TASK TO CARRY OUT >> Look through the data below and report how many lines include "that". Only the number should be given.

-- Start SOURCE RECORDS --

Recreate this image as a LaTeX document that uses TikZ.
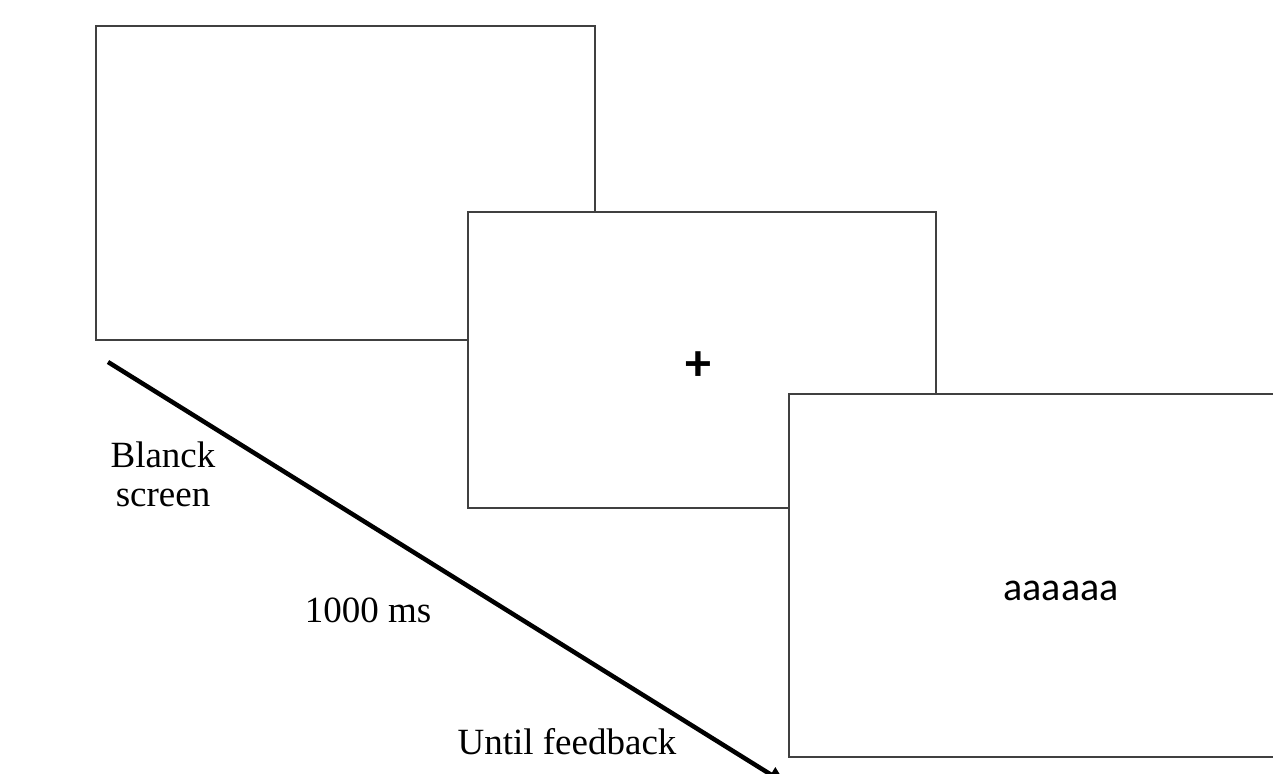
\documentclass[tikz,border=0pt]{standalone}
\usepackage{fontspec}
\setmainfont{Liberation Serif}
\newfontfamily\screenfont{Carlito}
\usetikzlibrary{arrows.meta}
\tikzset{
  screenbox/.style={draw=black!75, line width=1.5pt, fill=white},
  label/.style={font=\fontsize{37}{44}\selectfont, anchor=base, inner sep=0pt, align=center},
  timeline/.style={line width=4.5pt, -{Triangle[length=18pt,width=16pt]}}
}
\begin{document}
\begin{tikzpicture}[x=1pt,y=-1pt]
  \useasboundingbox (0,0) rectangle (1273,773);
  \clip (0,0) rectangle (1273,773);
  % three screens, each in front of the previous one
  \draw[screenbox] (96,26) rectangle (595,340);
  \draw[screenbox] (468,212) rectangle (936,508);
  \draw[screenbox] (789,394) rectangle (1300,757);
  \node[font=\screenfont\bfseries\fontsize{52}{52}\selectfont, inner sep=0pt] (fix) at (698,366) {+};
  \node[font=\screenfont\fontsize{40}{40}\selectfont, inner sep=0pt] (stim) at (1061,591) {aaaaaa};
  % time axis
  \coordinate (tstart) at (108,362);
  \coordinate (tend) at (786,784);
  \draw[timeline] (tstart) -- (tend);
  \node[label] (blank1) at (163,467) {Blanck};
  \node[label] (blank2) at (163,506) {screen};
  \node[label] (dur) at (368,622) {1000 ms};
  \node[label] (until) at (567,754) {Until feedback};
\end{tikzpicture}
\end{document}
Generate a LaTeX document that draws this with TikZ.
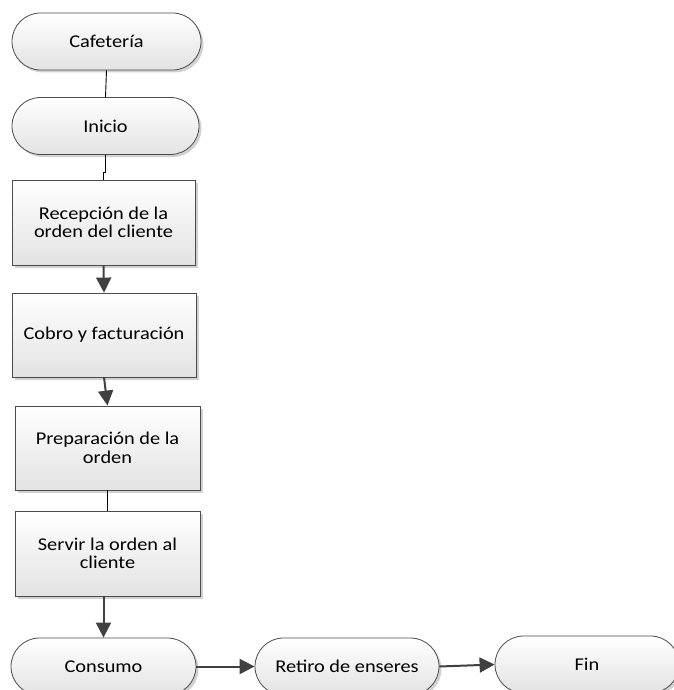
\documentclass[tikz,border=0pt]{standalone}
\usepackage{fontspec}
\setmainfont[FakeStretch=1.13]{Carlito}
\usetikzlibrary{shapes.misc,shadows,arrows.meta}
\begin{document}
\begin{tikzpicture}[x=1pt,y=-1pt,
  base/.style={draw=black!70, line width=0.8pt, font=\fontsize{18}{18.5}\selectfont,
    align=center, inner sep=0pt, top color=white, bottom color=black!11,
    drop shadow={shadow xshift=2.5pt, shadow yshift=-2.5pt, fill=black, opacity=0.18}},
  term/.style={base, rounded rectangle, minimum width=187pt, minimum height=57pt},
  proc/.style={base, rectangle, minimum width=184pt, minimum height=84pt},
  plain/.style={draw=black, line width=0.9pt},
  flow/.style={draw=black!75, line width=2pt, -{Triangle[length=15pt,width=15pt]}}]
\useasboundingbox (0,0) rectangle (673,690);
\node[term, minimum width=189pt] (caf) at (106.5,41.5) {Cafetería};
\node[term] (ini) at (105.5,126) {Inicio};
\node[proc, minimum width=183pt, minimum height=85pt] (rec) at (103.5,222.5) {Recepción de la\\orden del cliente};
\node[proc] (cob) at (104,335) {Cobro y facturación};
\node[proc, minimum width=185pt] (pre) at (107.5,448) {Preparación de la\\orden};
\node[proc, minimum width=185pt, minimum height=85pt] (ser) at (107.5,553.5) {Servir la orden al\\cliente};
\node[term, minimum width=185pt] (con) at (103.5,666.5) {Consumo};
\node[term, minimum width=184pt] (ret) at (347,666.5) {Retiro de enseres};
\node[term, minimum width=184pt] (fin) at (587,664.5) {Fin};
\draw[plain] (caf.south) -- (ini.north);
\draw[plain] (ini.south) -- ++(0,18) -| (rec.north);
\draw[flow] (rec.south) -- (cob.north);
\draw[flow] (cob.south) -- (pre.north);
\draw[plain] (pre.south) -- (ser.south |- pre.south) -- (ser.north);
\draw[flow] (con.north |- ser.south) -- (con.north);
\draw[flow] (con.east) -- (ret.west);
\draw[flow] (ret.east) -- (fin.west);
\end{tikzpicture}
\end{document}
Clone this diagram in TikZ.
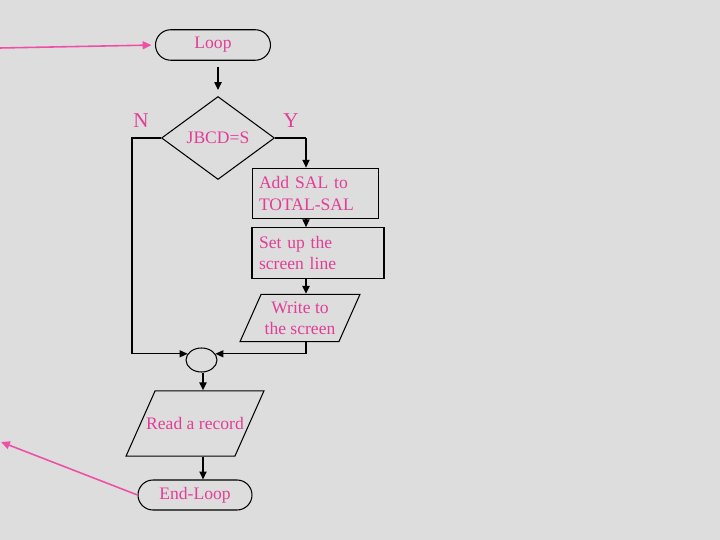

-- End SOURCE RECORDS --

CORRECT RESULT >> 2